In a previous blog, we looked at how role-playing games, like Dungeons & Dragons (D&D) could be used as therapeutic tools. Adding those with social difficulties and offering a safe space to explore various experiences and situations which could prove challenging in the real world.
With this piece, I’d like to briefly look at how role-playing experiences can be used within the world of education. Role-playing games (RPG’s) have an inherent flexibility and narrative framework that lends itself well to use within education, as it offers an easy mode and process for interdisciplinary learning.
What an RPG offer’s most importantly, and this applies to any age but is most likely best understood within the context of K-12 learning, is that they are narrative microcosms of the real world. Whether it is therapy, as we’ve seen, or education or business, being able to teach and practice useful life skills within a long-term, consequence-free environment is an incredibly useful and powerful tool that should really be utilized more.
At the core of RPG’s & Education
Having played D&D with friends for a while, I’ve come to appreciate the unbelievable flexibility that a role-playing experience has. Regardless of whether it is a fantasy setting such as D&D or a more real-world framework such as the Moerae Model for group work, an RPG has a multidisciplinary deliverable that can easily be used within an educational setting.
At its core an RPG offer’s, in no particular order, 4 main points:
- Creativity
- Writing skills
- Reading Knowledge
- Mathematics
A well-designed narrative scenario, or campaign to use D&D parlance, incorporates all 4 of those points and the variations upon them. It need not be a fantasy setting but can also be a historical setting. Let’s use the point of Creativity and imagine a campaign for ourselves as an example of what a K-12 RPG could look like and what it can incorporate.

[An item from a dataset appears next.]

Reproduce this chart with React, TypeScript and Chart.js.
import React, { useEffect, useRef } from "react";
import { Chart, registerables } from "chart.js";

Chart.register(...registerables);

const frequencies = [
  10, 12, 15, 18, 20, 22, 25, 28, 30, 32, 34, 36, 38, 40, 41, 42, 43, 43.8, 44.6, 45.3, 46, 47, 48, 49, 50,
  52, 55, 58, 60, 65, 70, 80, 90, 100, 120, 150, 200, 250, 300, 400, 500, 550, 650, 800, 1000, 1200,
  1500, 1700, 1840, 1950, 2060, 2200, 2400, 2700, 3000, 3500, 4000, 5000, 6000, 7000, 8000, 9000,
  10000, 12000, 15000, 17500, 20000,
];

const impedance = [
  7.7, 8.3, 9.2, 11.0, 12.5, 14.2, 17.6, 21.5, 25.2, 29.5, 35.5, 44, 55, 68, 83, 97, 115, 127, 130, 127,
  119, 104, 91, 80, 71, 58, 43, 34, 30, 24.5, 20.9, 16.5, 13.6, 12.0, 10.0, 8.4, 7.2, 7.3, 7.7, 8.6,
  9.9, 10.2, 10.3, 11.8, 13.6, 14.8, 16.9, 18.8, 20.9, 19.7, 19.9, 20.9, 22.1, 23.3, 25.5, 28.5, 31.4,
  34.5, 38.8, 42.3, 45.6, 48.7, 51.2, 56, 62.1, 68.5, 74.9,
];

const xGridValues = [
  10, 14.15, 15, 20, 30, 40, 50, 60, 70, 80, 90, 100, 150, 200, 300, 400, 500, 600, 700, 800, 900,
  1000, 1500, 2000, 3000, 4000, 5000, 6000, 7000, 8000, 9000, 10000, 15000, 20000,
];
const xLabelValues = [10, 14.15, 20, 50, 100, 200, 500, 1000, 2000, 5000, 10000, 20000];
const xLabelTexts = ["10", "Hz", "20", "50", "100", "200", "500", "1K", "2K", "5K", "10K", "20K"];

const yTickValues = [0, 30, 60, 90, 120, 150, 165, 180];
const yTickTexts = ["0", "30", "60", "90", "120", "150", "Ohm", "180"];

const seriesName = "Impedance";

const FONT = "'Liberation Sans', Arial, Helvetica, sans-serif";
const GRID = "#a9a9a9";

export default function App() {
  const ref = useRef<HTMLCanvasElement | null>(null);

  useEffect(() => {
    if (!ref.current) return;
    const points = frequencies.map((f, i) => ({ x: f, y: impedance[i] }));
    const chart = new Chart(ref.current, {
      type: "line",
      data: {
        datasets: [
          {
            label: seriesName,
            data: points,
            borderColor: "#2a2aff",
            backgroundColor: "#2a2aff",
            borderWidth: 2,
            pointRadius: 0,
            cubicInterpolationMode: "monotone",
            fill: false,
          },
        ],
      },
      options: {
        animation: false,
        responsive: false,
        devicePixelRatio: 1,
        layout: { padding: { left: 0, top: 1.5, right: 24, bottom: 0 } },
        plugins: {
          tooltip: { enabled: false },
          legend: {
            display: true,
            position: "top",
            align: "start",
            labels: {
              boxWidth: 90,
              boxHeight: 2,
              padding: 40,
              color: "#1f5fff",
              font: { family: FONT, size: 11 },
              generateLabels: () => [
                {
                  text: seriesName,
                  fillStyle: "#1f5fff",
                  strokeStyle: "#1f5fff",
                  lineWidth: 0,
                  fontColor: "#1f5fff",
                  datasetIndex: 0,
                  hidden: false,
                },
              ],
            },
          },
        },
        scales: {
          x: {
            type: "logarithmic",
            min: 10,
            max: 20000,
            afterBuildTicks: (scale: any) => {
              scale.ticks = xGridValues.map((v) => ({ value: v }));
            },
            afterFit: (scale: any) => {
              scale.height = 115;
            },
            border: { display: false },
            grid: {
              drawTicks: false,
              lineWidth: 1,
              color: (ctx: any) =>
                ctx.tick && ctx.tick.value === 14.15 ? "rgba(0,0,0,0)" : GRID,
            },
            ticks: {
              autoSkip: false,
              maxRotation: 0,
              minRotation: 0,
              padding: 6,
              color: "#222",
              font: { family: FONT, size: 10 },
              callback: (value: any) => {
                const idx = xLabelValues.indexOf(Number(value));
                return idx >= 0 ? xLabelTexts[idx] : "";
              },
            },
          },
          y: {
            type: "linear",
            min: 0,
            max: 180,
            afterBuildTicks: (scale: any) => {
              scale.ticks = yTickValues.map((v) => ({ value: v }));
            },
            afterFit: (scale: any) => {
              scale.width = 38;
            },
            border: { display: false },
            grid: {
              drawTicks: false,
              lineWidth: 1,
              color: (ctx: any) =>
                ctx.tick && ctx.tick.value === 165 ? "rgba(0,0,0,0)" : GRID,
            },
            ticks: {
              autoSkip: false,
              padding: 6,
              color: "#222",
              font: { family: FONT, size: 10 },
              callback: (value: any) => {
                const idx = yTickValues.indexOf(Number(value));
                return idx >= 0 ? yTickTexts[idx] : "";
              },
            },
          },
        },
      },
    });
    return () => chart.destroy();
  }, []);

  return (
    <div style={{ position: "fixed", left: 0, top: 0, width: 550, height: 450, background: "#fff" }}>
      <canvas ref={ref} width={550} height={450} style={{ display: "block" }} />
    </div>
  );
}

First, we need a theme, a structure, let’s use a historical setting, one that everyone has some inherent knowledge about perhaps, how about the Second World War? That’s our setting, now we can build a narrative around it, maybe using a specific event will help us narrow down what we want, let’s take D-Day and the landings at Normandy, France. Already we’ve added historical events and geographic elements that students will learn about.

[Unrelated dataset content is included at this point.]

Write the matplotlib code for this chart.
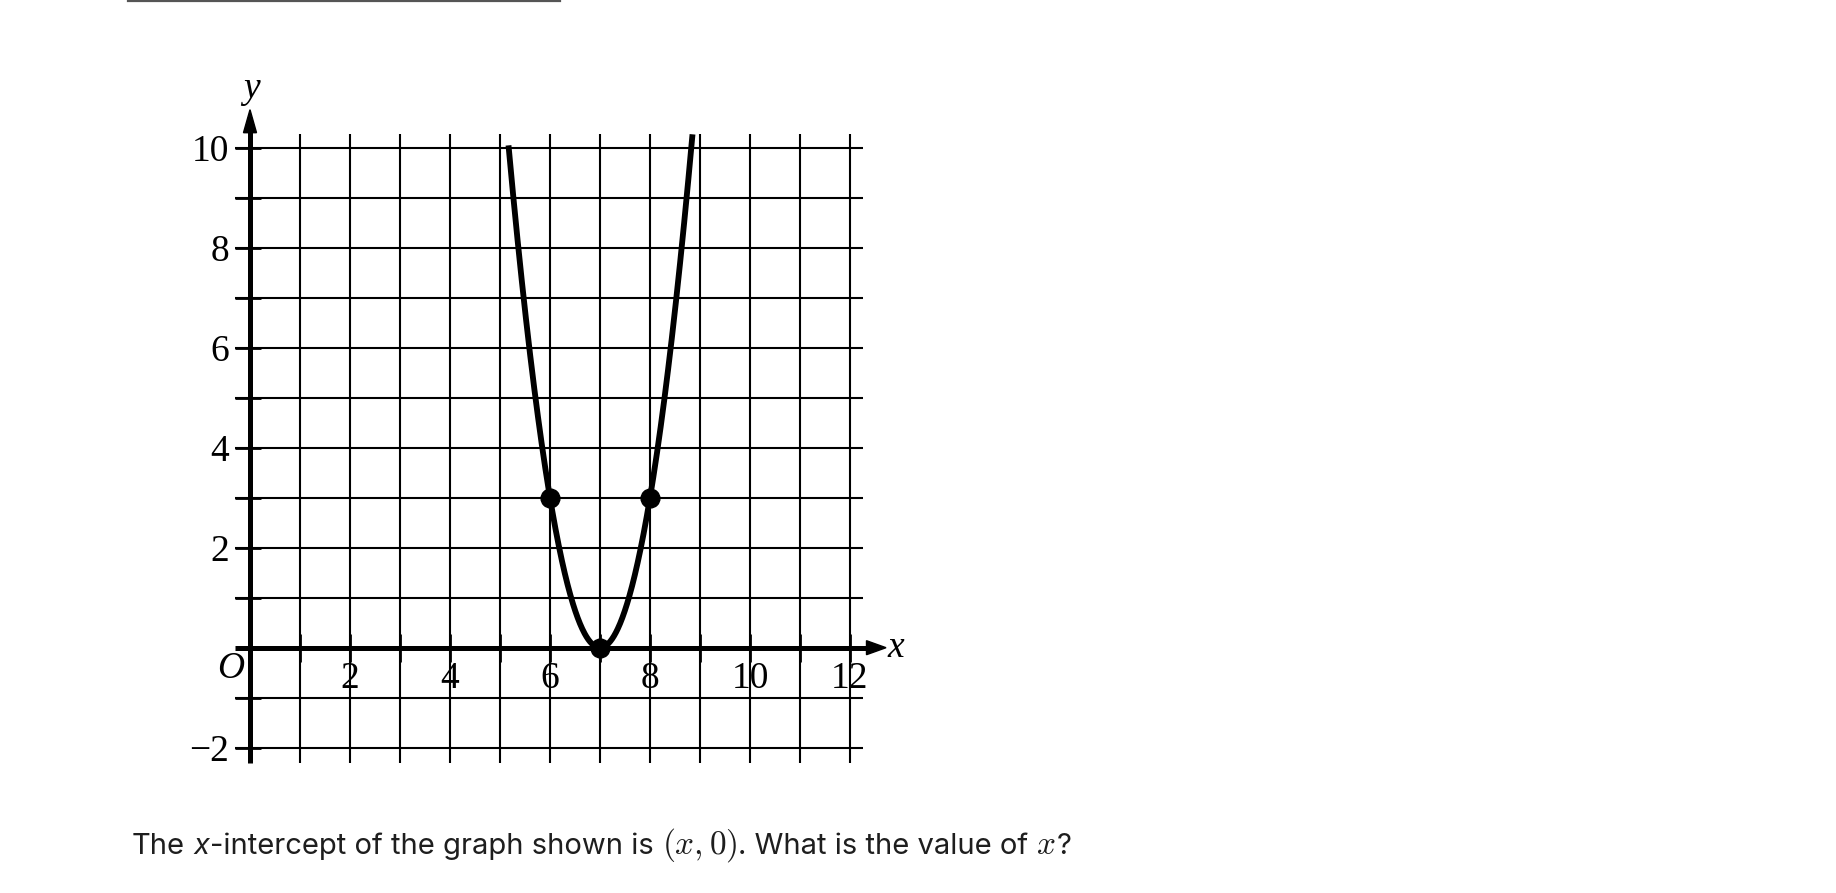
import matplotlib
matplotlib.use("Agg")
import matplotlib.pyplot as plt
import numpy as np
from matplotlib.lines import Line2D
from matplotlib.patches import Polygon

# ---- data ----
# parabola y = a (x - h)^2 + k, drawn between the two end x values
parab_a, parab_h, parab_k = 3.0, 7.0, 0.0
curve_x_start, curve_x_end = 5.17, 8.85
point_x = [6, 7, 8]
point_y = [3, 0, 3]

x_grid = list(range(1, 13))
y_grid = [-2, -1, 1, 2, 3, 4, 5, 6, 7, 8, 9, 10]
x_tick_vals = [2, 4, 6, 8, 10, 12]
y_tick_vals = [10, 8, 6, 4, 2, -2]
y_tick_labels = ["10", "8", "6", "4", "2", "\u22122"]

question_parts = [
    ("The", "plain"),
    (" ", "gap"),
    ("x", "italic"),
    ("-intercept of the graph shown is", "plain"),
    (" ", "gap"),
    ("$(x, 0)$", "math"),
    (". What is the value of", "plain"),
    (" ", "gap"),
    ("$x$", "math"),
    ("?", "plain"),
]

W, H = 1836, 893
plt.rcParams["mathtext.fontset"] = "cm"

fig = plt.figure(figsize=(W / 100, H / 100), dpi=100)
fig.patch.set_facecolor("white")

# axes placed so that one unit = 50 px, origin at (250, 647.7) px from top-left
xlo, xhi, ylo, yhi = -2, 14, -3, 11.5
ox, oy, unit = 250.0, 647.7, 50.0
left = (ox + xlo * unit) / W
width = (xhi - xlo) * unit / W
bottom = 1 - (oy - ylo * unit) / H
height = (yhi - ylo) * unit / H
ax = fig.add_axes([left, bottom, width, height])
ax.set_xlim(xlo, xhi)
ax.set_ylim(ylo, yhi)
ax.axis("off")

grid_lw = 1.5
ax.vlines(x_grid, -2.3, 10.27, color="black", lw=grid_lw, zorder=1)
ax.hlines(y_grid, -0.3, 12.26, color="black", lw=grid_lw, zorder=1)

# short tick marks across the axes
ax.vlines(x_grid, -0.28, 0.28, color="black", lw=2.0, zorder=2)
ax.hlines(y_grid, -0.3, 0.22, color="black", lw=2.0, zorder=2)

# axes lines with arrow heads
axis_lw = 3.6
ax.plot([0, 0], [-2.3, 10.35], color="black", lw=axis_lw, solid_capstyle="butt", zorder=3)
ax.plot([-0.3, 12.4], [0, 0], color="black", lw=axis_lw, solid_capstyle="butt", zorder=3)
ax.add_patch(Polygon([[-0.13, 10.3], [0.13, 10.3], [0, 10.76]], closed=True,
                     color="black", zorder=3))
ax.add_patch(Polygon([[12.33, 0.14], [12.33, -0.14], [12.72, 0]], closed=True,
                     color="black", zorder=3))

# parabola
xs = np.linspace(curve_x_start, curve_x_end, 400)
ys = parab_a * (xs - parab_h) ** 2 + parab_k
ax.plot(xs, ys, color="black", lw=4.2, solid_capstyle="butt", zorder=4)
ax.plot(point_x, point_y, "o", color="black", ms=13.5, zorder=5)

serif = "Liberation Serif"
fs = 27
for v in x_tick_vals:
    ax.text(v, -0.81, str(v), ha="center", va="baseline", fontsize=fs, family=serif)
for v, lab in zip(y_tick_vals, y_tick_labels):
    ax.text(-0.42, v - 0.27, lab, ha="right", va="baseline", fontsize=fs, family=serif)
ax.text(-0.12, -0.6, "O", ha="right", va="baseline", fontsize=fs, family=serif,
        style="italic")
ax.text(12.74, -0.19, "x", ha="left", va="baseline", fontsize=fs, family=serif,
        style="italic")
ax.text(0.02, 10.99, "y", ha="center", va="baseline", fontsize=fs, family=serif,
        style="italic")

# thin grey rule at top of the page
fig.add_artist(Line2D([128 / W, 560 / W], [1 - 1 / H, 1 - 1 / H], color="#555555", lw=1.6))

# question text, laid out piece by piece on one baseline
renderer = fig.canvas.get_renderer()
x_px = 132.0
base_y = 1 - 854 / H
q_fs = 21
q_color = "#1e1e1e"
gap_px = 8.0
for s, kind in question_parts:
    if kind == "gap":
        x_px += gap_px
        continue
    kw = dict(fontsize=q_fs, color=q_color, va="baseline", ha="left", family="Inter")
    if kind == "italic":
        kw["style"] = "italic"
    if kind == "math":
        kw["fontsize"] = q_fs + 3
    t = fig.text(x_px / W, base_y, s, **kw)
    bb = t.get_window_extent(renderer)
    x_px = bb.x1 + (1 if kind != "plain" else 0)

fig.savefig("out.png", dpi=100, facecolor="white")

Second, we’ll need to personalize it, ensure that the students have a vested interest in the narrative. For ease and safety, we’ll choose characters within the Allied invasion force that will plan and eventually land on the beaches of Normandy. With that we’ve given the students a sense of responsibility as well, as you take them through the narrative and the events of the lead up to D-Day, they will need to learn about the planning that went into it. This can involve thousands of aspects, the meteorology of that part of Europe, it’s geographic uniqueness, the mathematics is required to determine the correct, the logistics around transporting that many troops, the level of communication required, and so on.
Thirdly, and finally, for now, as you lead your students through the events, they will research and need to produce their own narratives (imagine essay’s and a course in academic vernacular). With that writing and reading is incorporated, as well as literary knowledge. And if you are so inclined you may add other variations on top of it, such as ethical issues of war, hypothetical situations, and others to bring across what is required of a school’s curriculum.
That quick, and loose, example of how an RPG experience can be used illustrates the ease and power of it. Some readers may look at and feel that it is maybe not suited to an education environment, though certain educational systems such as the Waldorf schooling system use something similar in terms of the holistic presentation of education. Though the RPG experience takes it one step further, by making the student personally involved and responsible within the narrative. In essence, more value is placed in because they now have a character that needs to make it through to the end, and along the way, they “accidentally” learn something as well.